The HTTPS server uses either a self-signed security certificate or a customer-supplied certificate. To obtain a customer-supplied certificate, you must generate a Certificate Signing Request (CSR) and send it to the Certificate Authority (CA) for signature. After the signed certificate is returned from the CA, it can be installed on the appliance. If a certificate is signed by a non-root CA, you must also obtain certificates from the second- and higher-level CAs. For more information on certificate management, please refer to the Oracle ZFS Storage Appliance Administration Guide.

The following properties are available:

  • Require Client Login - Clients must authenticate before share access is allowed, and files they create will have their ownership. If this is not set, files created will be owned by the HTTP service with user "nobody".

  • Protocols - Select which access methods to support: HTTP, HTTPS, or both.

  • HTTP Port (for incoming connections) - HTTP port, the default is port 80.

  • HTTPS Port (for incoming secure connections) - HTTP port, the default port is 443.

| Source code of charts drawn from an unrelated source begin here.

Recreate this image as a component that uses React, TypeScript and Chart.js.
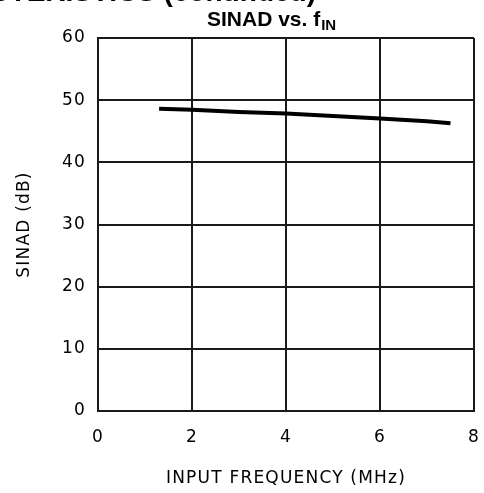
import React, { useEffect, useRef } from "react";
import { Chart, registerables } from "chart.js";

Chart.register(...registerables);

const freqMHz = [1.3, 2, 3, 4, 5, 6, 7, 7.5];
const sinadDb = [48.6, 48.45, 48.1, 47.85, 47.45, 47.05, 46.6, 46.3];
const xTickValues = [0, 2, 4, 6, 8];
const yTickValues = [0, 10, 20, 30, 40, 50, 60];
const chartTitle = "SINAD vs. f";
const chartTitleSub = "IN";
const headerText = "CHARACTERISTICS (continued)";
const xTitle = "INPUT FREQUENCY (MHz)";
const yTitle = "SINAD (dB)";

const tickFont = { family: "'DejaVu Sans', sans-serif", size: 17 };

export default function App() {
  const ref = useRef<HTMLCanvasElement>(null);

  useEffect(() => {
    document.body.style.margin = "0";
    const spacingPlugin = {
      id: "spacing",
      beforeUpdate(chart: any) {
        (chart.ctx as any).letterSpacing = "1.2px";
      },
      beforeDraw(chart: any) {
        (chart.ctx as any).letterSpacing = "1.2px";
      },
    };
    const textPlugin = {
      id: "extraText",
      afterDraw(chart: any) {
        const ctx = chart.ctx as CanvasRenderingContext2D;
        ctx.save();
        (ctx as any).letterSpacing = "0px";
        ctx.fillStyle = "#000";
        ctx.textAlign = "left";
        ctx.textBaseline = "alphabetic";
        // clipped header (only the bottom sliver is visible)
        ctx.font = "bold 28px 'Liberation Sans', Arial, sans-serif";
        const hw = ctx.measureText(headerText).width;
        ctx.fillText(headerText, 316 - hw, 0.5);
        // chart title with subscript
        ctx.font = "bold 21px 'Liberation Sans', Arial, sans-serif";
        const mw = ctx.measureText(chartTitle).width;
        ctx.fillText(chartTitle, 207, 26);
        ctx.font = "bold 15px 'Liberation Sans', Arial, sans-serif";
        ctx.fillText(chartTitleSub, 207 + mw + 1, 30);
        ctx.restore();
      },
    };

    const chart = new Chart(ref.current as HTMLCanvasElement, {
      type: "scatter",
      data: {
        datasets: [
          {
            data: freqMHz.map((x, i) => ({ x, y: sinadDb[i] })),
            showLine: true,
            borderColor: "#000",
            backgroundColor: "#000",
            borderWidth: 4,
            pointRadius: 0,
            fill: false,
            tension: 0,
          },
        ],
      },
      options: {
        responsive: false,
        animation: false,
        layout: { autoPadding: false, padding: { top: 38, right: 10, left: 0, bottom: 0 } },
        plugins: {
          legend: { display: false },
          tooltip: { enabled: false },
          title: { display: false },
        },
        scales: {
          x: {
            type: "linear",
            min: 0,
            max: 8,
            afterBuildTicks: (s: any) => {
              s.ticks = xTickValues.map((v) => ({ value: v }));
            },
            afterFit: (s: any) => {
              s.height = 82;
              s.paddingLeft = 0;
              s.paddingRight = 0;
            },
            grid: { color: "#1a1a1a", lineWidth: 2, drawTicks: false },
            border: { color: "#1a1a1a", width: 2 },
            ticks: { padding: 16, font: tickFont, color: "#000", maxRotation: 0 },
            title: {
              display: true,
              text: xTitle,
              color: "#000",
              font: tickFont,
              padding: { top: 0, bottom: 4 },
            },
          },
          y: {
            type: "linear",
            min: 0,
            max: 60,
            afterBuildTicks: (s: any) => {
              s.ticks = yTickValues.map((v) => ({ value: v }));
            },
            afterFit: (s: any) => {
              s.width = 98;
              s.paddingTop = 0;
              s.paddingBottom = 0;
            },
            grid: { color: "#1a1a1a", lineWidth: 2, drawTicks: false },
            border: { color: "#1a1a1a", width: 2 },
            ticks: { padding: 12, font: tickFont, color: "#000" },
            title: {
              display: true,
              text: yTitle,
              color: "#000",
              font: tickFont,
              padding: { top: 14, bottom: 0 },
            },
          },
        },
      },
      plugins: [spacingPlugin, textPlugin],
    } as any);
    return () => chart.destroy();
  }, []);

  return <canvas ref={ref} width={484} height={493} style={{ display: "block" }} />;
}
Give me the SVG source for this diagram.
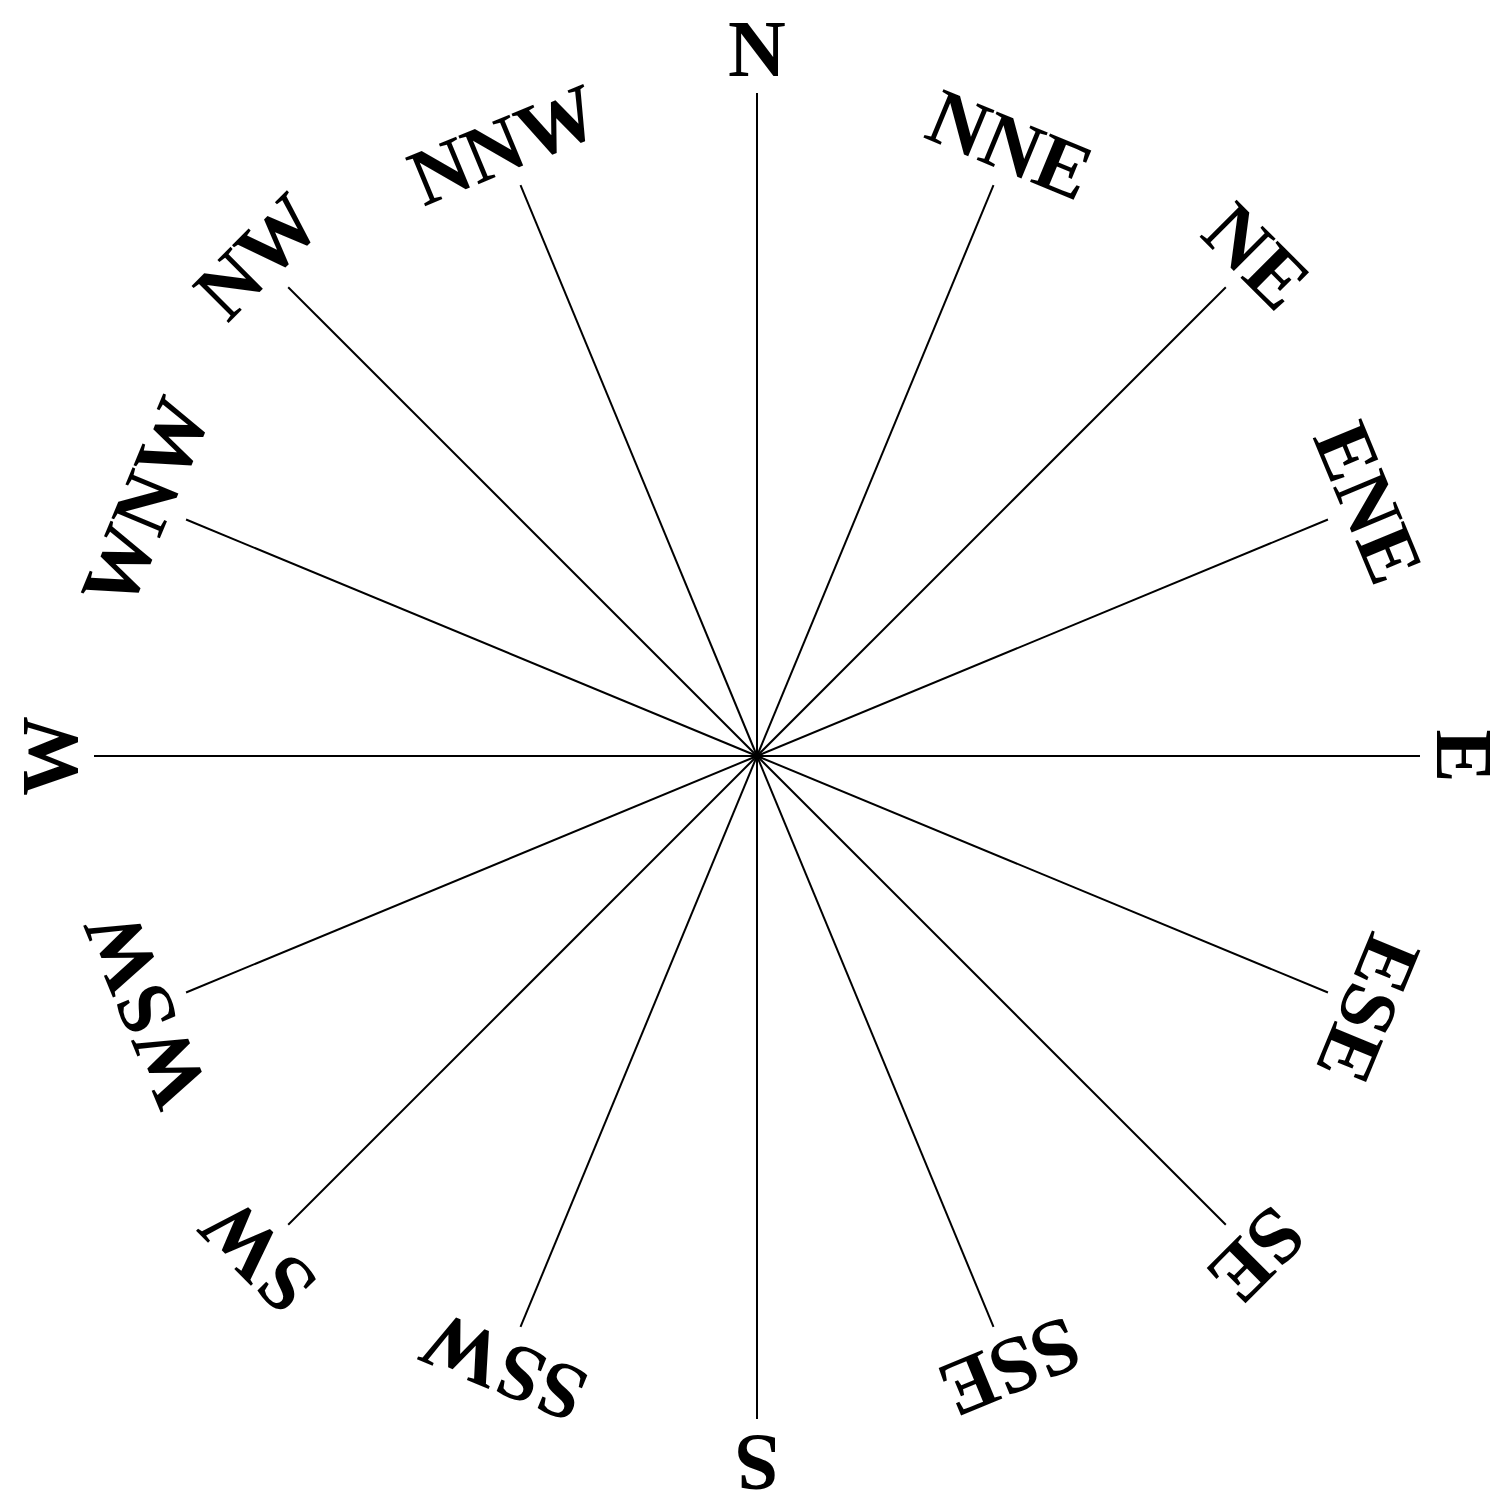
<svg xmlns="http://www.w3.org/2000/svg" width="1511" height="1512" viewBox="0 0 1511 1512">
<style>
.ray{stroke:#000;stroke-width:2;fill:none}
.lbl{font-family:"Liberation Serif","Times New Roman",serif;font-weight:bold;font-size:80px;text-anchor:middle;fill:#000}
</style>
<rect width="1511" height="1512" fill="#fff"/>
<defs>
<line id="r" x1="757" y1="756" x2="757" y2="93" class="ray"/>
<line id="q" x1="757" y1="756" x2="757" y2="138" class="ray"/>
</defs>
<g id="connectors">
<use href="#r" transform="rotate(0 757 756)"/>
<use href="#q" transform="rotate(22.5 757 756)"/>
<use href="#r" transform="rotate(45 757 756)"/>
<use href="#q" transform="rotate(67.5 757 756)"/>
<use href="#r" transform="rotate(90 757 756)"/>
<use href="#q" transform="rotate(112.5 757 756)"/>
<use href="#r" transform="rotate(135 757 756)"/>
<use href="#q" transform="rotate(157.5 757 756)"/>
<use href="#r" transform="rotate(180 757 756)"/>
<use href="#q" transform="rotate(202.5 757 756)"/>
<use href="#r" transform="rotate(225 757 756)"/>
<use href="#q" transform="rotate(247.5 757 756)"/>
<use href="#r" transform="rotate(270 757 756)"/>
<use href="#q" transform="rotate(292.5 757 756)"/>
<use href="#r" transform="rotate(315 757 756)"/>
<use href="#q" transform="rotate(337.5 757 756)"/>
</g>
<g id="N" transform="rotate(0 757 756)"><text class="lbl" x="757" y="76">N</text></g>
<g id="NNE" transform="rotate(22.5 757 756)"><text class="lbl" x="757" y="121">NNE</text></g>
<g id="NE" transform="rotate(45 757 756)"><text class="lbl" x="757" y="76">NE</text></g>
<g id="ENE" transform="rotate(67.5 757 756)"><text class="lbl" x="757" y="121">ENE</text></g>
<g id="E" transform="rotate(90 757 756)"><text class="lbl" x="757" y="76">E</text></g>
<g id="ESE" transform="rotate(112.5 757 756)"><text class="lbl" x="757" y="121">ESE</text></g>
<g id="SE" transform="rotate(135 757 756)"><text class="lbl" x="757" y="76">SE</text></g>
<g id="SSE" transform="rotate(157.5 757 756)"><text class="lbl" x="757" y="121">SSE</text></g>
<g id="S" transform="rotate(180 757 756)"><text class="lbl" x="757" y="76">S</text></g>
<g id="SSW" transform="rotate(202.5 757 756)"><text class="lbl" x="757" y="121">SSW</text></g>
<g id="SW" transform="rotate(225 757 756)"><text class="lbl" x="757" y="76">SW</text></g>
<g id="WSW" transform="rotate(247.5 757 756)"><text class="lbl" x="757" y="121">WSW</text></g>
<g id="W" transform="rotate(270 757 756)"><text class="lbl" x="757" y="76">W</text></g>
<g id="WNW" transform="rotate(292.5 757 756)"><text class="lbl" x="757" y="121">WNW</text></g>
<g id="NW" transform="rotate(315 757 756)"><text class="lbl" x="757" y="76">NW</text></g>
<g id="NNW" transform="rotate(337.5 757 756)"><text class="lbl" x="757" y="121">NNW</text></g>
</svg>
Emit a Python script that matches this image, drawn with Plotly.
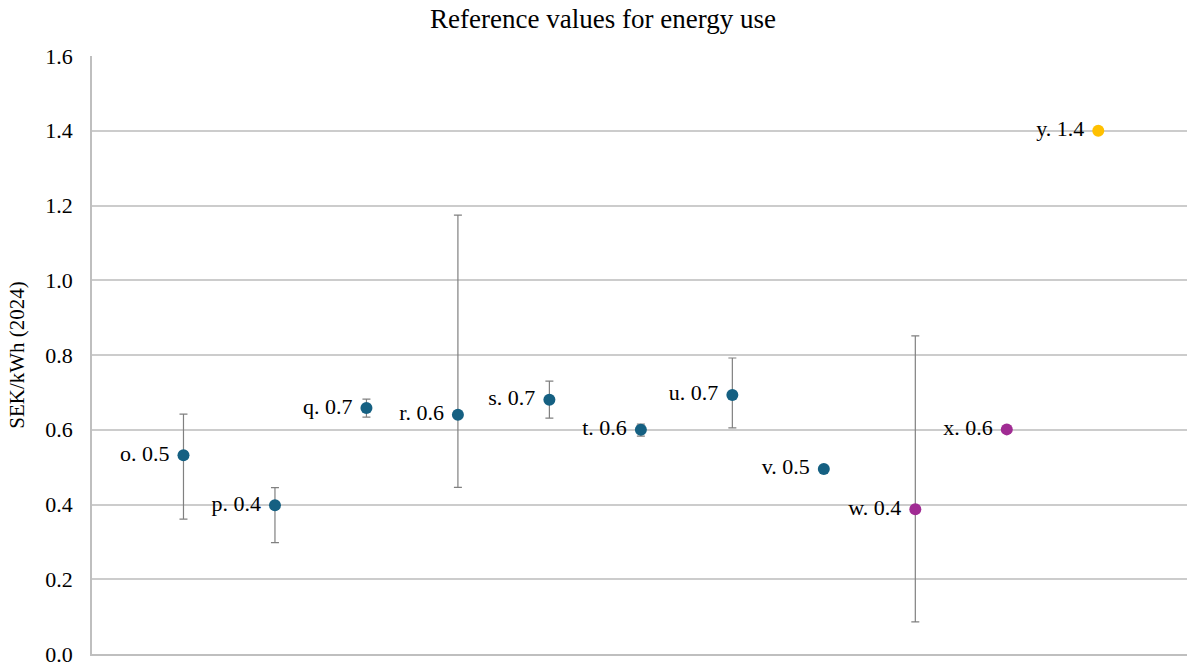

  • SSL/TLS versions and ciphers - SSL/TLS protocol versions and ciphers for HTTP connections. The defaults are TLSv1.1, TLSv1.2 and their associated ciphers. TLSv1.0 is not enabled by default due to security concerns, but it can be enabled for backward compatibility. In the BUI, the list of available ciphers changes based on the selected versions. Some selected SSL/TLS protocol versions and/or ciphers are removed after a software upgrade if they are no longer supported. To avoid service unavailability, keep the default settings unless otherwise needed or as instructed by Oracle Support.

When Require Client Login is enabled, the Oracle ZFS Storage Appliance denies access to clients that do not supply valid authentication credentials for a local user, an NIS user, or an LDAP user. Active Directory authentication is not supported. Only basic HTTP authentication is supported. Unless HTTPS is being used, this transmits the username and password unencrypted, which may not be appropriate for all environments. If Require Client Login is disabled, the appliance does not try to authenticate credentials.

Regardless of authentication, permissions are not masked from created files and directories. Newly created files have permissions read and write by everyone. Newly created directories have permissions read, write, and execute by everyone.